The opening paragraph of Gay Talese's Thy Neighbor's Wife:
"She was completely nude, lying on her stomach in the desert sand, her legs spread wide, her long hair flowing in the wind, her head tilted back with her eyes closed. She seemed lost in private thoughts, remote from the world, reclining on this wind-swept dune in California near the Mexican border, adorned by nothing but her natural beauty. She wore no jewelry, no flowers in her hair; there were no footprints in the sand, nothing dated the day or spoiled the perfection of the photograph except the moist fingers of the seventeen-year-old schoolboy who held it and looked at it was adolescent longing and lust."
That paragraph is so good. That shift in focus that occurs at the end of that paragraph totally surprised me. I was all ready to read a narrtive about this woman sunbathing, only to be suckerpunched by this being a photograph some boy is using as jackoff fodder.

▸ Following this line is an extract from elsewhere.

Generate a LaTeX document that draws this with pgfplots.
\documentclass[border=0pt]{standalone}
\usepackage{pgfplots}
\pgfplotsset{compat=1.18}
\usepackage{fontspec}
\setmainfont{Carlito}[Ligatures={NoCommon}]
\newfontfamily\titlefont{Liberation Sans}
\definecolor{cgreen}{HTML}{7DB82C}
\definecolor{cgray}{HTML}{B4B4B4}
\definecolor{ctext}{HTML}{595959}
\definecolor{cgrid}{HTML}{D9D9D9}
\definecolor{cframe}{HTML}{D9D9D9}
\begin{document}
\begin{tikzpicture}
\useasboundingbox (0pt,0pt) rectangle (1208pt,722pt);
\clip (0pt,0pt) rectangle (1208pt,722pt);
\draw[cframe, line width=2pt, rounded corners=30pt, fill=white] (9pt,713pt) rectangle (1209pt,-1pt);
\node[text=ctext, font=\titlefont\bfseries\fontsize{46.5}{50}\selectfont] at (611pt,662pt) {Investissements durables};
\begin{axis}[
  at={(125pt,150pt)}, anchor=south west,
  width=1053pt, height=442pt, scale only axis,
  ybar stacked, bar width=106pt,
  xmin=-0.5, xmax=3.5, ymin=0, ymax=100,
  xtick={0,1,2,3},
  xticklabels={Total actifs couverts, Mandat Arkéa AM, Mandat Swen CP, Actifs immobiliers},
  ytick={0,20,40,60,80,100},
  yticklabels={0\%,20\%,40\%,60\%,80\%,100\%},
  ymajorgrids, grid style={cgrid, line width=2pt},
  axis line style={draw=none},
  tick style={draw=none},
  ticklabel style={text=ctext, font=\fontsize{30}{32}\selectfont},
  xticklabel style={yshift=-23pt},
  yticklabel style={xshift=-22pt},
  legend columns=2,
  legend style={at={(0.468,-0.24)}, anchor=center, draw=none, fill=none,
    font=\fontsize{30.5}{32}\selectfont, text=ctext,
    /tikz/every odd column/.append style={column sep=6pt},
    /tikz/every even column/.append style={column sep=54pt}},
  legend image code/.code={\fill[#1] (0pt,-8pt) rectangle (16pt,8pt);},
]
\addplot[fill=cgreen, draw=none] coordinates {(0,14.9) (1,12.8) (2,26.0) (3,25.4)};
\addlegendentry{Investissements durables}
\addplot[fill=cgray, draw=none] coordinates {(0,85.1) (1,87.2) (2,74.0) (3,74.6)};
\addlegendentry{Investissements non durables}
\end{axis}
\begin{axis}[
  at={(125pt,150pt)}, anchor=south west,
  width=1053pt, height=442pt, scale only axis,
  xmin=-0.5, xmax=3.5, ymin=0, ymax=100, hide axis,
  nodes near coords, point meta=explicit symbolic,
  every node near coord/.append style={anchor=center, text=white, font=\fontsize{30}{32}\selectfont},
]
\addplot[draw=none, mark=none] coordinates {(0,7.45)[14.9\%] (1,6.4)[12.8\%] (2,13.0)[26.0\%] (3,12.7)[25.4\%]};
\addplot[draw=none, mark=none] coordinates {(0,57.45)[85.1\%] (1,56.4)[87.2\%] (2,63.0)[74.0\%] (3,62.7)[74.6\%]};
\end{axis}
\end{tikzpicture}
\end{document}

I picked up this book yesterday along with four others that I am totally excited about at Housing Works Used Book Cafe's outdoor book sale, all for a dollar each. I watched The Science of Sleep later on in the day. It was a pretty lovely day, all the lovelier because I was asleep in bed by eleven (the first time in how long?), this book at my side.
I am about to head off to New Jersey to hang out and eat with my family, and then, with my sister, to see David Sedaris read.